The Whale and The Good Nurse producer Scott Franklin put a positive spin on the ongoing above and below-the-line crew shortages impacting production on both sides of the Atlantic in a panel at the Zurich Summit on Saturday (September 24).
The long-time Darren Aronofsky collaborator, who works under the banner of the director’s Protozoa Pictures, said fresh opportunities lay behind the crew crunch.
“In the U.S. there is a two-fold conversation. First and foremost, how many years have we all been complaining how hard it is to get our shows set up, and now we have a problem that there’s too much demand for stuff,” he said. “The demand for content is good news. It’s a high-class problem.”
“We’re growing our craftsmen within the industry below the line. It’s going to take some time to catch up, but this is also an opportunity we’re creating,” he said.
Franklin suggested that issues around crew supply were nothing new. He recalled shooting a film in Cleveland in the early days of the local Ohio Motion Picture Tax.
“Ohio had just started the incentive and there wasn’t a local crew base. What we did for that film was bring in out-of-town crew, from New York, L.A. and Georgia, and we trained an entire local crew,” he said. “We did the same for the next film and before you knew it we had built up a crew base in Cleveland.”
He had to apply similar tactics for the Connecticut shoot of The Good Nurse in the spring of 2021, with Danish director Tobias Lindholm at the helm.
“Coming out of the pandemic, I had The Whale and The Good Nurse shooting at the same time. I couldn’t get crew for The Good Nurse. Obviously, Darren’s crew were loyal and were going to do his film if available. Many of the other crew were booked on two-year TV gigs, which were a bit more cushy than doing a low-budget independent film in Connecticut,” recounted Franklin.
“I turned to New York crew that I normally never work with. So, it was a new crew and a Danish director, who they didn’t know, even if they knew his work. It’s not as if we had any experience working with these people.
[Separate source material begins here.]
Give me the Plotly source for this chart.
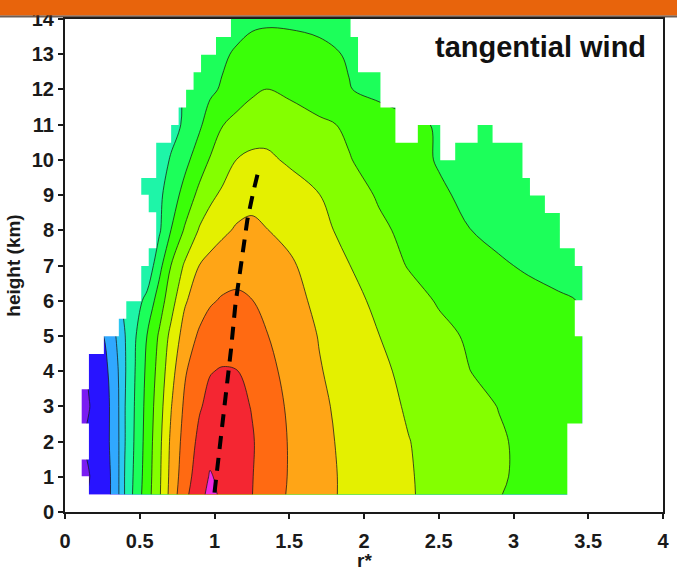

We had new department heads, all A-list craftspeople, with trainees in all the departments,” he continued.
Franklin also addressed the writer shortage suggesting it was a chicken and egg problem with emerging writers struggling to get representation with literary agents until they had experience, but not being able to gain experience until they had representation.
“That’s a problem for writers, which is an incredible craft and the most important craft because it all starts with the screenplay, right,” he said.
The agencies also needed to embark on a training drive, he suggested, to bring on board more staff to do “the deals, sell the films. and spend more time looking at the above-the-line talent”, which would ultimately result in more work for below-the-line talent.
Franklin was joined by Europe-based professionals who discussed bottlenecks and initiatives to overcome them on the other side of the Atlantic.
Kim Magnusson, a producer and Head of Creative Scandinavian Film Distribution, said a recent study had suggested that Denmark needed an additional 1,900 trained crew by 2025 to meet scheduled production commitments.
“In a small country, a small industry, that’s crazy. Projects aren’t being made because we cannot get them signed. It’s so difficult to put a crew together, and when you do it lacks a level of craftsmanship,” he said.
Munich-based Netflix executive Sasha Bühler, director of EMEA film, said the platform was investing heavily in training and upskilling to bring crew online, noting its Grow Creative program that runs initiatives worldwide, from Cairo to L.A. to Berlin.
“We are investing in the next generation to broaden the pool of people we work with. It’s the right thing to do,” she said.
The panel was one of the final discussions of the Zurich Film Festival’s day-long Zurich Summit industry event on Saturday gathering around 100 top film executives to discuss key issues impacting the independent international film industry.